Even beyond the present public health and economic emergencies are a range of additional consequences — to personal lifestyles, consumer behavior, business planning, civil order and political behavior — that are only now emerging and are very poorly understood. While few people expect life to immediately resume its pre-pandemic patterns, little is known about the exact manner in which the future will evolve. However, these secondary consequences may prove to be more impactful than the pandemic itself.

Managing a single system-changing crisis is a herculean objective. Based upon the current response to twin pandemic and economic crises, there should be grave concern over our ability to address two or more such crises simultaneously in the future. And yet that is the scenario that awaits us and merits substantial re-thinking and new investments across multiple public and private institutions.

Worse-case scenarios

Looking to the future, we are likely to encounter multiple, simultaneous, system-level crises that threaten public health, disable critical infrastructure, require massive population evacuations, disrupt major supply chains for food and other key products and de-stabilize public confidence in the integrity of the financial and political systems.

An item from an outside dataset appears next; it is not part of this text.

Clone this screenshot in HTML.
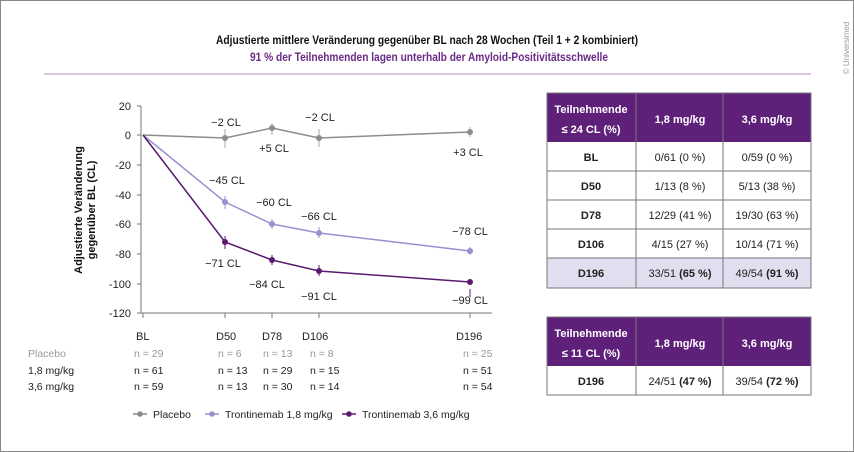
<!DOCTYPE html>
<html><head><meta charset="utf-8"><style>
html,body{margin:0;padding:0;background:#fff}
svg{display:block;font-family:"Liberation Sans Narrow","Liberation Sans",sans-serif}
</style></head><body>
<svg width="854" height="452" viewBox="0 0 854 452" xmlns="http://www.w3.org/2000/svg">
<rect x="0.5" y="0.5" width="853" height="451" fill="#fff" stroke="#888"/>
<text x="216" y="44" font-size="11.5" font-weight="bold" fill="#111" textLength="422" lengthAdjust="spacingAndGlyphs">Adjustierte mittlere Veränderung gegenüber BL nach 28 Wochen (Teil 1 + 2 kombiniert)</text>
<text x="250" y="61" font-size="11.5" font-weight="bold" fill="#6a2a86" textLength="358" lengthAdjust="spacingAndGlyphs">91 % der Teilnehmenden lagen unterhalb der Amyloid-Positivitätsschwelle</text>
<line x1="44" y1="74" x2="811" y2="74" stroke="#b48cc6" stroke-width="1"/>
<text transform="translate(849,48) rotate(-90)" font-size="8" fill="#999" text-anchor="middle">© Universimed</text>

<g stroke="#777" stroke-width="1" fill="none">
<line x1="141" y1="106" x2="141" y2="313"/>
<line x1="141" y1="313" x2="492" y2="313"/>
<line x1="137" y1="106" x2="141" y2="106"/><line x1="137" y1="135" x2="141" y2="135"/>
<line x1="137" y1="165" x2="141" y2="165"/><line x1="137" y1="195" x2="141" y2="195"/>
<line x1="137" y1="224" x2="141" y2="224"/><line x1="137" y1="254" x2="141" y2="254"/>
<line x1="137" y1="284" x2="141" y2="284"/><line x1="137" y1="313" x2="141" y2="313"/>
<line x1="143" y1="313" x2="143" y2="318"/><line x1="225" y1="313" x2="225" y2="318"/>
<line x1="272" y1="313" x2="272" y2="318"/><line x1="319" y1="313" x2="319" y2="318"/>
<line x1="470" y1="313" x2="470" y2="318"/>
</g>
<g font-size="11" fill="#222" text-anchor="end">
<text x="131" y="110">20</text><text x="131" y="139">0</text><text x="131" y="169">-20</text>
<text x="131" y="199">-40</text><text x="131" y="228">-60</text><text x="131" y="258">-80</text>
<text x="131" y="288">-100</text><text x="131" y="317">-120</text>
</g>
<text transform="translate(82,210) rotate(-90)" font-size="11" font-weight="bold" text-anchor="middle" fill="#111">Adjustierte Veränderung</text>
<text transform="translate(95,210) rotate(-90)" font-size="11" font-weight="bold" text-anchor="middle" fill="#111">gegenüber BL (CL)</text>

<g stroke="#aaa" stroke-width="1">
<line x1="225" y1="129" x2="225" y2="148"/><line x1="272" y1="123" x2="272" y2="135"/>
<line x1="319" y1="129" x2="319" y2="147"/><line x1="470" y1="127" x2="470" y2="137"/>
</g>
<g stroke="#9a90cf" stroke-width="1">
<line x1="225" y1="196" x2="225" y2="209"/><line x1="272" y1="219" x2="272" y2="229"/>
<line x1="319" y1="227" x2="319" y2="238"/><line x1="470" y1="247" x2="470" y2="255"/>
</g>
<g stroke="#5a1a6e" stroke-width="1">
<line x1="225" y1="236" x2="225" y2="249"/><line x1="272" y1="255" x2="272" y2="265"/>
<line x1="319" y1="265" x2="319" y2="276"/><line x1="470" y1="289" x2="470" y2="297"/>
</g>
<polyline points="143,135 225,138 272,128 319,138 470,132" fill="none" stroke="#8c8c8c" stroke-width="1.5"/>
<polyline points="143,135 225,202 272,224 319,233 470,251" fill="none" stroke="#9a90cf" stroke-width="1.5"/>
<polyline points="143,135 225,242 272,260 319,271 470,282" fill="none" stroke="#5a1a6e" stroke-width="1.5"/>
<g fill="#8c8c8c"><circle cx="225" cy="138" r="3"/><circle cx="272" cy="128" r="3"/><circle cx="319" cy="138" r="3"/><circle cx="470" cy="132" r="3"/></g>
<g fill="#9a90cf"><circle cx="225" cy="202" r="3"/><circle cx="272" cy="224" r="3"/><circle cx="319" cy="233" r="3"/><circle cx="470" cy="251" r="3"/></g>
<g fill="#5a1a6e"><circle cx="225" cy="242" r="3"/><circle cx="272" cy="260" r="3"/><circle cx="319" cy="271" r="3"/><circle cx="470" cy="282" r="3"/></g>
<g font-size="11" fill="#222" text-anchor="middle">
<text x="226" y="126">−2 CL</text><text x="274" y="152">+5 CL</text><text x="320" y="121">−2 CL</text><text x="468" y="156">+3 CL</text>
<text x="227" y="184">−45 CL</text><text x="274" y="206">−60 CL</text><text x="319" y="220">−66 CL</text><text x="470" y="235">−78 CL</text>
<text x="223" y="267">−71 CL</text><text x="267" y="288">−84 CL</text><text x="319" y="300">−91 CL</text><text x="470" y="304">−99 CL</text>
</g>
<g font-size="11" fill="#222">
<text x="136" y="340">BL</text><text x="216" y="340">D50</text><text x="262" y="340">D78</text><text x="302" y="340">D106</text><text x="456" y="340">D196</text>
</g>
<g font-size="10.5" fill="#999">
<text x="28" y="357">Placebo</text><text x="134" y="357">n = 29</text><text x="218" y="357">n = 6</text><text x="263" y="357">n = 13</text><text x="310" y="357">n = 8</text><text x="463" y="357">n = 25</text>
</g>
<g font-size="10.5" fill="#222">
<text x="28" y="374">1,8 mg/kg</text><text x="134" y="374">n = 61</text><text x="218" y="374">n = 13</text><text x="263" y="374">n = 29</text><text x="310" y="374">n = 15</text><text x="463" y="374">n = 51</text>
<text x="28" y="390">3,6 mg/kg</text><text x="134" y="390">n = 59</text><text x="218" y="390">n = 13</text><text x="263" y="390">n = 30</text><text x="310" y="390">n = 14</text><text x="463" y="390">n = 54</text>
</g>
<g font-size="10.5" fill="#222">
<line x1="133" y1="414" x2="147" y2="414" stroke="#8c8c8c" stroke-width="1.5"/><circle cx="140" cy="414" r="2.8" fill="#8c8c8c"/><text x="153" y="418">Placebo</text>
<line x1="205" y1="414" x2="219" y2="414" stroke="#9a90cf" stroke-width="1.5"/><circle cx="212" cy="414" r="2.8" fill="#9a90cf"/><text x="225" y="418">Trontinemab 1,8 mg/kg</text>
<line x1="342" y1="414" x2="356" y2="414" stroke="#5a1a6e" stroke-width="1.5"/><circle cx="349" cy="414" r="2.8" fill="#5a1a6e"/><text x="362" y="418">Trontinemab 3,6 mg/kg</text>
</g>

<rect x="547" y="93" width="264" height="49" fill="#5e2079"/>
<rect x="547" y="258" width="264" height="30" fill="#e2def0"/>
<g stroke="#777" stroke-width="1" fill="none">
<rect x="547" y="93" width="264" height="195"/>
<line x1="547" y1="171" x2="811" y2="171"/><line x1="547" y1="200" x2="811" y2="200"/>
<line x1="547" y1="229" x2="811" y2="229"/><line x1="547" y1="258" x2="811" y2="258"/>
<line x1="636" y1="93" x2="636" y2="288"/><line x1="723" y1="93" x2="723" y2="288"/>
</g>
<g font-size="11" font-weight="bold" fill="#fff" text-anchor="middle">
<text x="591" y="113">Teilnehmende</text><text x="591" y="133">≤ 24 CL (%)</text>
<text x="680" y="123">1,8 mg/kg</text><text x="767" y="123">3,6 mg/kg</text>
</g>
<g font-size="11" fill="#222" text-anchor="middle">
<text x="591" y="161" font-weight="bold">BL</text><text x="680" y="161">0/61 (0 %)</text><text x="767" y="161">0/59 (0 %)</text>
<text x="591" y="190" font-weight="bold">D50</text><text x="680" y="190">1/13 (8 %)</text><text x="767" y="190">5/13 (38 %)</text>
<text x="591" y="219" font-weight="bold">D78</text><text x="680" y="219">12/29 (41 %)</text><text x="767" y="219">19/30 (63 %)</text>
<text x="591" y="248" font-weight="bold">D106</text><text x="680" y="248">4/15 (27 %)</text><text x="767" y="248">10/14 (71 %)</text>
<text x="591" y="277" font-weight="bold">D196</text><text x="680" y="277">33/51 <tspan font-weight="bold">(65 %)</tspan></text><text x="767" y="277">49/54 <tspan font-weight="bold">(91 %)</tspan></text>
</g>
<rect x="547" y="317" width="264" height="49" fill="#5e2079"/>
<g stroke="#777" stroke-width="1" fill="none">
<rect x="547" y="317" width="264" height="78"/>
<line x1="636" y1="317" x2="636" y2="395"/><line x1="723" y1="317" x2="723" y2="395"/>
</g>
<g font-size="11" font-weight="bold" fill="#fff" text-anchor="middle">
<text x="591" y="337">Teilnehmende</text><text x="591" y="357">≤ 11 CL (%)</text>
<text x="680" y="347">1,8 mg/kg</text><text x="767" y="347">3,6 mg/kg</text>
</g>
<g font-size="11" fill="#222" text-anchor="middle">
<text x="591" y="385" font-weight="bold">D196</text><text x="680" y="385">24/51 <tspan font-weight="bold">(47 %)</tspan></text><text x="767" y="385">39/54 <tspan font-weight="bold">(72 %)</tspan></text>
</g>
</svg>
</body></html>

Such crises could emerge from cyber warfare, climate change, newer and more virile pandemics or large-scale refugee migrations (to name a few) — individually or in combination.

Imagine, for example, that a major hurricane with multiple times the storm surge of 2012’s Hurricane Sandy struck the eastern United States from Miami to Boston. This event would be catastrophic for people and infrastructure. If followed by a major cyberattack from China, Iran or Russia that disabled the electricity grid and the financial system, the risks of physical and social destruction would rise dramatically. Such scenarios are not hypothetical as all three nations have introduced malware or conducted disruptions on a smaller scale to achieve these outcomes.

How can we better prepare for this next potential set of game-changing risks that could undermine life as we have known it? Five steps are essential.

  • First, invest in research and analysis of high-probability risk scenarios and strengthen evidence-based systems that convert constantly changing information into options for policymakers and the public.
  • Second, formally train business executives and policymakers at all levels of government so they understand how such probability-based scenarios work and know how to practice and apply them.
  • Third, upgrade the capacity of public health and emergency response, financial and supply-chain institutions to test their individual resilience and ability to collaborate effectively.
  • Fourth, re-examine incentives and policies that currently make us more vulnerable to risks (residences in floodplains, aging water supply systems, location of industrial facilities near high-risk coastal areas).
  • Fifth, educate school children and adults to understand current and future risks as an elementary part of citizenship. In some regions, this may necessitate civil defense exercises or other initiatives that bind the individual decisions of citizens to the public imperatives of effective preparation and protective actions.

Anticipating and effectively responding to the COVID-19 pandemic and other future crises requires a new way of thinking about how best to prepare and behave. Instead of developing isolated solutions to individual problems (pollution or disease), it’s imperative to invest in developing new kinds of expertise and designing systems and tools that can address one or more crises simultaneously across economic, environmental, social and technological boundaries.

New resources also will be needed so that the current practice of reducing investments in climate resilience of infrastructure (in New York and San Francisco, for example) to pay for pandemic response requirements becomes unnecessary.

These steps will require leadership that can de-politicize our multiple and sometimes conflicting objectives and initiate credible and effective collaborations that work for all of our citizens. Our future as a nation will depend upon it.